═══ Supplied data ═══

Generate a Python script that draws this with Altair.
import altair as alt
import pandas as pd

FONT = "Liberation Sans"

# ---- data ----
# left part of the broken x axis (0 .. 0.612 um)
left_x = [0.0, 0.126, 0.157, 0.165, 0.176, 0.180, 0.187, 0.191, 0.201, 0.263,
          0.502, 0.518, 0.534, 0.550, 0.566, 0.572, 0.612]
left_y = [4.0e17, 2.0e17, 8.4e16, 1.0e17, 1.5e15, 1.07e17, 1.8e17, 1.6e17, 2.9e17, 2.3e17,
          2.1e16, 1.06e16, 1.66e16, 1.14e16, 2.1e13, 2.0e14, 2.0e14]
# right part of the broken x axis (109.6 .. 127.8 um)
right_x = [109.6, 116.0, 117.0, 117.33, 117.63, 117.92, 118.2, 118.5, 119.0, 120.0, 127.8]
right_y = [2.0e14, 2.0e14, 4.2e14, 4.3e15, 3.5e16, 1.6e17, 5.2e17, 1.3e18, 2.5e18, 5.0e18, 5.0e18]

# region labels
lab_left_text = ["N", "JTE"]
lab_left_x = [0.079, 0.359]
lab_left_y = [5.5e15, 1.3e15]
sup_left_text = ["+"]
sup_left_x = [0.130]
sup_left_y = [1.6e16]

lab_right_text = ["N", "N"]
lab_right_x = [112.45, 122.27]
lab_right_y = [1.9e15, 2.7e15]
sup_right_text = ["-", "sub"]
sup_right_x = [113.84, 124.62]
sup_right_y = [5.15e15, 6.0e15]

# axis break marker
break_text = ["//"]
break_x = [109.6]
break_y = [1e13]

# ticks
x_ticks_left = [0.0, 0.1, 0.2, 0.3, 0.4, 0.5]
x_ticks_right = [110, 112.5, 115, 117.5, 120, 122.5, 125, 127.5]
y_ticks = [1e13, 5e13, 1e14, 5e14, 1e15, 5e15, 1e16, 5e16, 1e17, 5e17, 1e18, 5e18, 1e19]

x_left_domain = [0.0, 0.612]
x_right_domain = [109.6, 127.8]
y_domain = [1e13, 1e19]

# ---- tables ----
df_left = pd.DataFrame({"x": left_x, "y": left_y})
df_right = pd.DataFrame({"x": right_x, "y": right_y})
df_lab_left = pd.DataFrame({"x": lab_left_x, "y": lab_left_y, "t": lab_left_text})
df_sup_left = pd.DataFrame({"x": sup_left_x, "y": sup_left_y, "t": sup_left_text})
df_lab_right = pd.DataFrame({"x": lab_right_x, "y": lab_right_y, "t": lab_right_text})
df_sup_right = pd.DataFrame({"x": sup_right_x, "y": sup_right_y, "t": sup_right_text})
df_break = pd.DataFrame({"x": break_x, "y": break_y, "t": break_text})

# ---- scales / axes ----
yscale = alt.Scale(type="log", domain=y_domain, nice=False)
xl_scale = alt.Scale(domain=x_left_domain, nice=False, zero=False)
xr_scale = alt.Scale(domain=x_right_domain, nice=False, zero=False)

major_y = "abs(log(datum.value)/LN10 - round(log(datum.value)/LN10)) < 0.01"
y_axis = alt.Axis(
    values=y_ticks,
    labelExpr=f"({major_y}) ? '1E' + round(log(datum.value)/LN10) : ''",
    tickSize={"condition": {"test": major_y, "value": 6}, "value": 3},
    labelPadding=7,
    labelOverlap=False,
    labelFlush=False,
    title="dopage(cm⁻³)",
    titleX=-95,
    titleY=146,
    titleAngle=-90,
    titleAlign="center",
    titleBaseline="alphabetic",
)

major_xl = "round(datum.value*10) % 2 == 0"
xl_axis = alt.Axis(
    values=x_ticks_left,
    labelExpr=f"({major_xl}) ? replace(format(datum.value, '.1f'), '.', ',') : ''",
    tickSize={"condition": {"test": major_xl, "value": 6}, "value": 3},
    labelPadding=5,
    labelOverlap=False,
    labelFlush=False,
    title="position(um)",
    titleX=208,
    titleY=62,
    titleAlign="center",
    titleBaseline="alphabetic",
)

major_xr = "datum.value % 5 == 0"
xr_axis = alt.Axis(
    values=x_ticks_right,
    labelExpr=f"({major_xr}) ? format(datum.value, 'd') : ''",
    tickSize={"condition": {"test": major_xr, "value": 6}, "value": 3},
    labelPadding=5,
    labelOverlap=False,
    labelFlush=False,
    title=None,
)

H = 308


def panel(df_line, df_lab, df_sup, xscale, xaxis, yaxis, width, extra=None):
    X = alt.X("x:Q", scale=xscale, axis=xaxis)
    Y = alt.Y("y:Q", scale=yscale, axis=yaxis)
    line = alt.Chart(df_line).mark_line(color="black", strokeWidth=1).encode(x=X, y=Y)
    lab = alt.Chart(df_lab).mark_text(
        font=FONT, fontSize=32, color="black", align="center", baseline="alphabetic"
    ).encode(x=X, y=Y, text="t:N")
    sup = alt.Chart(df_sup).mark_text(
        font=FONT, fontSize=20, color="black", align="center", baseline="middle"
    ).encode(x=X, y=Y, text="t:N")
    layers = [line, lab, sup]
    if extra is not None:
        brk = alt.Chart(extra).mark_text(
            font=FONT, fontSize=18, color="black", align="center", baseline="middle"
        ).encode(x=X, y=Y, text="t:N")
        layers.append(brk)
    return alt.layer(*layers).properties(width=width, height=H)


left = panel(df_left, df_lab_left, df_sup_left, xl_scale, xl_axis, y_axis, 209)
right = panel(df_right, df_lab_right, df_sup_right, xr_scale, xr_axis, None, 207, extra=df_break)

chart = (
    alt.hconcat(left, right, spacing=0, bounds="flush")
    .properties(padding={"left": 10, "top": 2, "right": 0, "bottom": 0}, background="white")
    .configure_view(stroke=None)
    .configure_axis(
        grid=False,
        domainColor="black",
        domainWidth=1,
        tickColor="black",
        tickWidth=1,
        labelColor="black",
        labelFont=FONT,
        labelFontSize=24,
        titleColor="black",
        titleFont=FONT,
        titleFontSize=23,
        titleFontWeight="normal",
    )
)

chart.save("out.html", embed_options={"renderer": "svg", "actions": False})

═══
═══ Supplied data ═══

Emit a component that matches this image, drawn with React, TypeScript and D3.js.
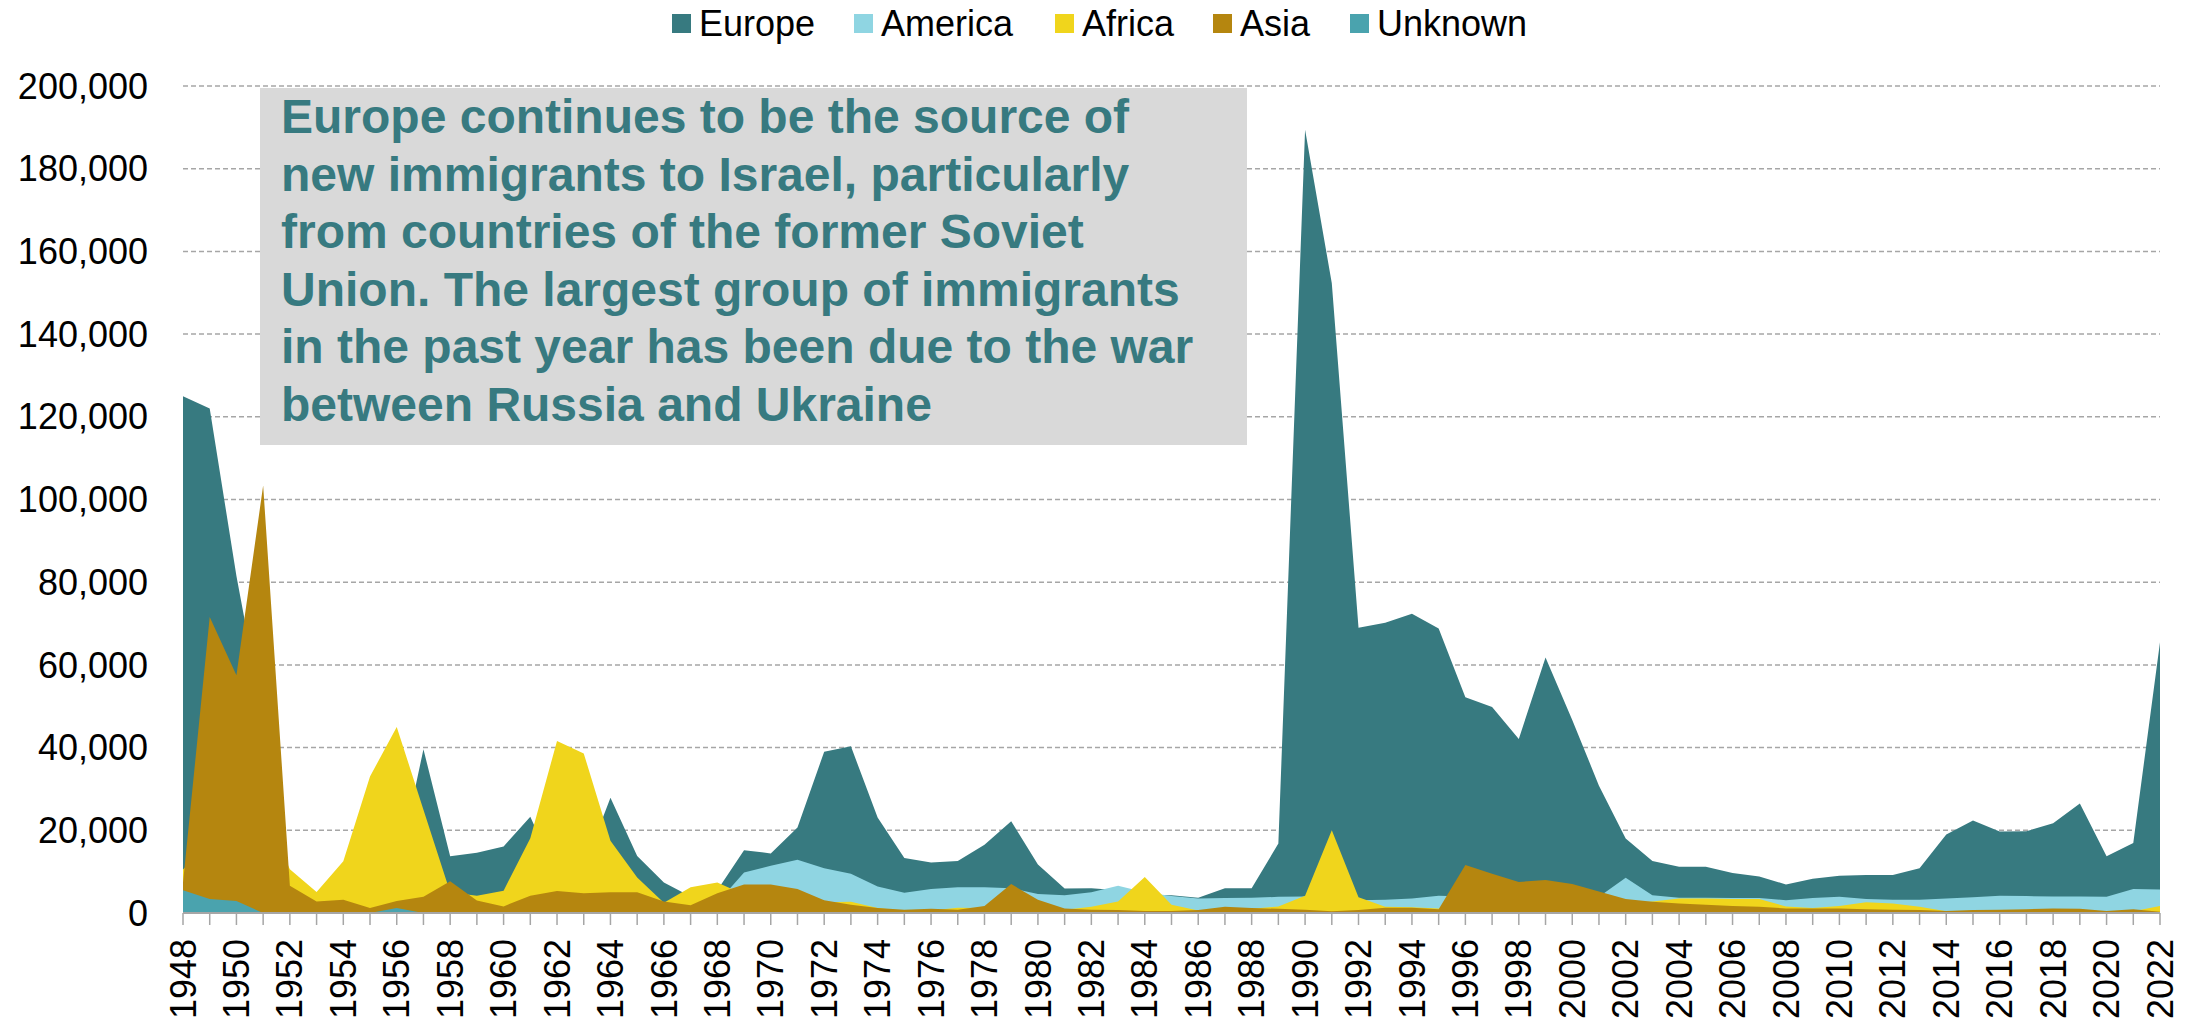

═══

▸ What is being asked
Return all lines of the material above in which the word "with" occurs.

▸ Answer in full
Generate a Python script that draws this with Altair.
Emit a component that matches this image, drawn with React, TypeScript and D3.js.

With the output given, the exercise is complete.